Exercise prompt: Locate each line holding the string "chart" and copy it.

Dataset excerpt:
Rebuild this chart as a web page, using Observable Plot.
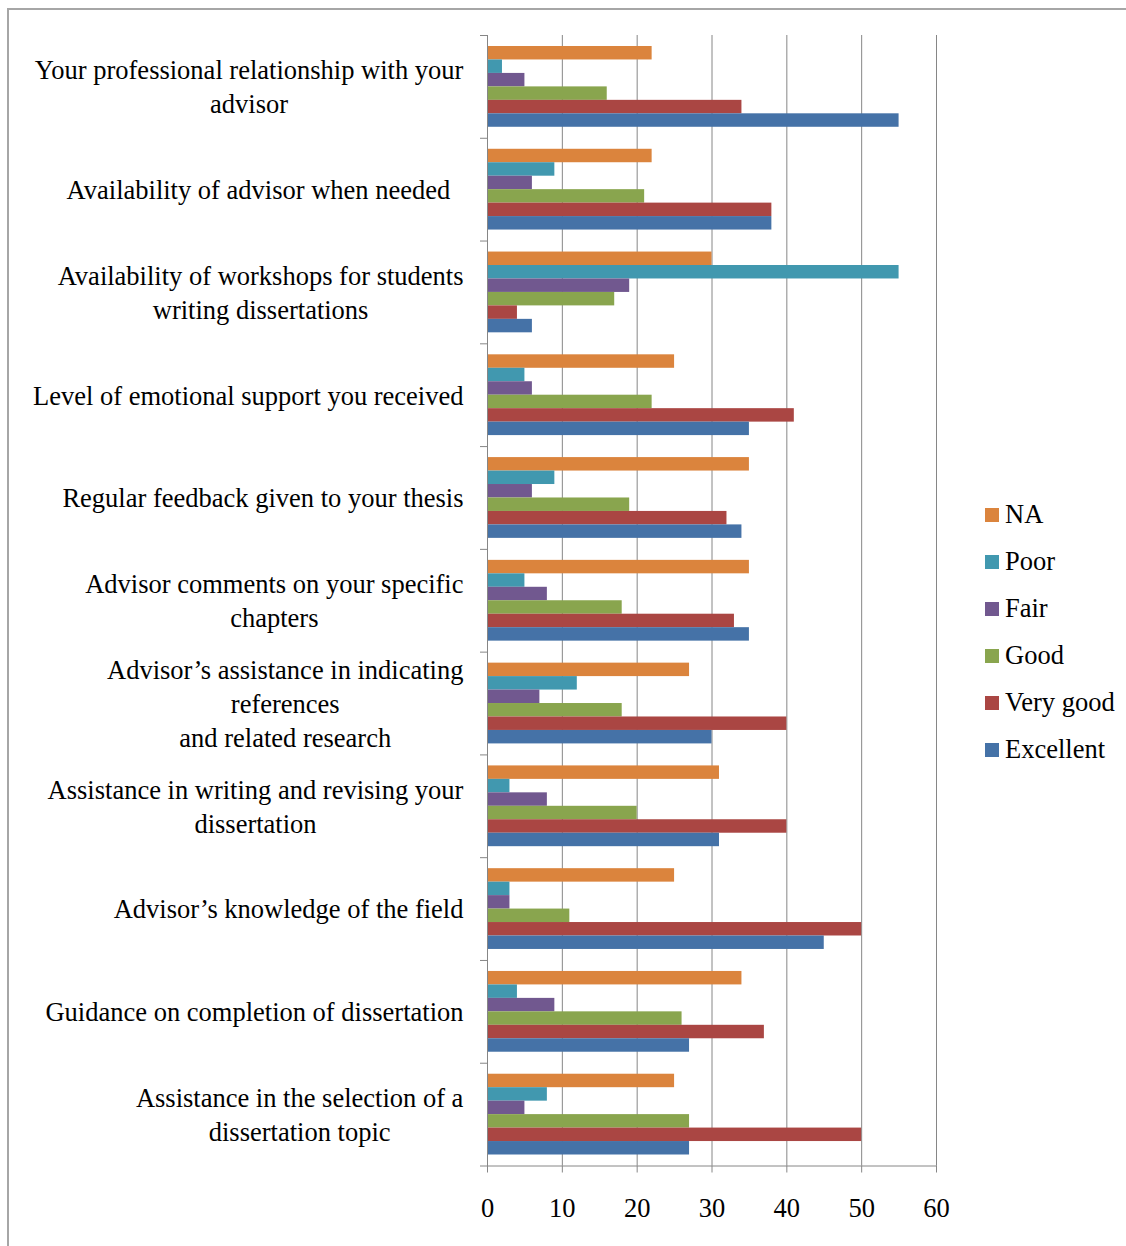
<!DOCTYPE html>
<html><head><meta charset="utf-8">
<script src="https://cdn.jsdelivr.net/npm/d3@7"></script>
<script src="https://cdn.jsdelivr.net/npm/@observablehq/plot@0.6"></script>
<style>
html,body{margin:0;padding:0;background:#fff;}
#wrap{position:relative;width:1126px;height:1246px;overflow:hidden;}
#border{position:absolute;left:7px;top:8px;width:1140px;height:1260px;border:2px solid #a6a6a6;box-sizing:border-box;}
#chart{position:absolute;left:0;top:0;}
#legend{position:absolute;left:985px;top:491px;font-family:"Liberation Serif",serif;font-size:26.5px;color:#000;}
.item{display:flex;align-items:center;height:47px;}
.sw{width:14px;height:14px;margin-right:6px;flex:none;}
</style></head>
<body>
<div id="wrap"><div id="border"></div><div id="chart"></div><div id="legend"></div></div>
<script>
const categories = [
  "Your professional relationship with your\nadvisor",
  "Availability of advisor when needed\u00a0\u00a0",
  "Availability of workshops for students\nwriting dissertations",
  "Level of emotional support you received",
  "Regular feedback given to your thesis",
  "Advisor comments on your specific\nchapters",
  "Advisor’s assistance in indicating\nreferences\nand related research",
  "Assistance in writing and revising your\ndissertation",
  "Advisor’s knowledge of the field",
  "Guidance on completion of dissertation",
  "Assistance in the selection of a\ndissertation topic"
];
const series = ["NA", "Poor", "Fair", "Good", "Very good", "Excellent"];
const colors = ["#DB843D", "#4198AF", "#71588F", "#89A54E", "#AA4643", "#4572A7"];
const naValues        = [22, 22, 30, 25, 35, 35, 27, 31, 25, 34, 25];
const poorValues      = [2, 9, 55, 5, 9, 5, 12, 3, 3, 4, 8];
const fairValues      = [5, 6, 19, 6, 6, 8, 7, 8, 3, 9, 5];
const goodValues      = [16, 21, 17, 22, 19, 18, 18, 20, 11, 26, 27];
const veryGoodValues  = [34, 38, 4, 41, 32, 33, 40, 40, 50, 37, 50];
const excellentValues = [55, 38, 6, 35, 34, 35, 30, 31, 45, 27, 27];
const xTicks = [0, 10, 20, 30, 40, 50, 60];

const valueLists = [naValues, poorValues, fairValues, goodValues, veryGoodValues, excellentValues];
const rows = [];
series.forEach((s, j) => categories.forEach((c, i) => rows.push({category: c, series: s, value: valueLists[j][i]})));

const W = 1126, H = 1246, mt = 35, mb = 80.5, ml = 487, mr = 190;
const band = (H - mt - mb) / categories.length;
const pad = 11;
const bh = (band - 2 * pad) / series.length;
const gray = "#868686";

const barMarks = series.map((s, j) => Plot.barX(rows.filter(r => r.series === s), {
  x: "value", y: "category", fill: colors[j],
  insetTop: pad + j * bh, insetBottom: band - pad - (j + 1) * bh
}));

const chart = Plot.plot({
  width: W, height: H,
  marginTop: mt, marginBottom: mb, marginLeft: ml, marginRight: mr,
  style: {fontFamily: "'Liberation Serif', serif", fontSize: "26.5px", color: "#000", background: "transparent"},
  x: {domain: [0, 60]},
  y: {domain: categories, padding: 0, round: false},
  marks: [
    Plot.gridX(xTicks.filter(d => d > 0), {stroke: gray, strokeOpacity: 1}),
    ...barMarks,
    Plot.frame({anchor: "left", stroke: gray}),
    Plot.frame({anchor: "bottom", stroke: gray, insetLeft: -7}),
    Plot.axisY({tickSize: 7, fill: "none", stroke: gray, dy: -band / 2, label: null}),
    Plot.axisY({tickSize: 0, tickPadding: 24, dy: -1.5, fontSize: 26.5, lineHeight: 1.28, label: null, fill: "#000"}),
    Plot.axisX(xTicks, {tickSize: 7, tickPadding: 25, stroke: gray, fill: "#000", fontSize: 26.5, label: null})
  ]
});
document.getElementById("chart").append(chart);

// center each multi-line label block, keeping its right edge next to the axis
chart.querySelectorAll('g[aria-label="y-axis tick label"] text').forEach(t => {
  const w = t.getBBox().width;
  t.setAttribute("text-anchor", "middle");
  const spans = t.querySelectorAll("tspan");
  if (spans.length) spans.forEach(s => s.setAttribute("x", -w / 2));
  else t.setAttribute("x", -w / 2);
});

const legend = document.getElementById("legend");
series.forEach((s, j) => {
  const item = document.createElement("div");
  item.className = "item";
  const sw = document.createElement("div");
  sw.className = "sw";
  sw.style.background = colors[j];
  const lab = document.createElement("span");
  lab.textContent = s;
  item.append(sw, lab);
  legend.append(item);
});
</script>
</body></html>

Written solution:
Rebuild this chart as a web page, using Observable Plot.
#chart{position:absolute;left:0;top:0;}
<div id="wrap"><div id="border"></div><div id="chart"></div><div id="legend"></div></div>
const chart = Plot.plot({
document.getElementById("chart").append(chart);
chart.querySelectorAll('g[aria-label="y-axis tick label"] text').forEach(t => {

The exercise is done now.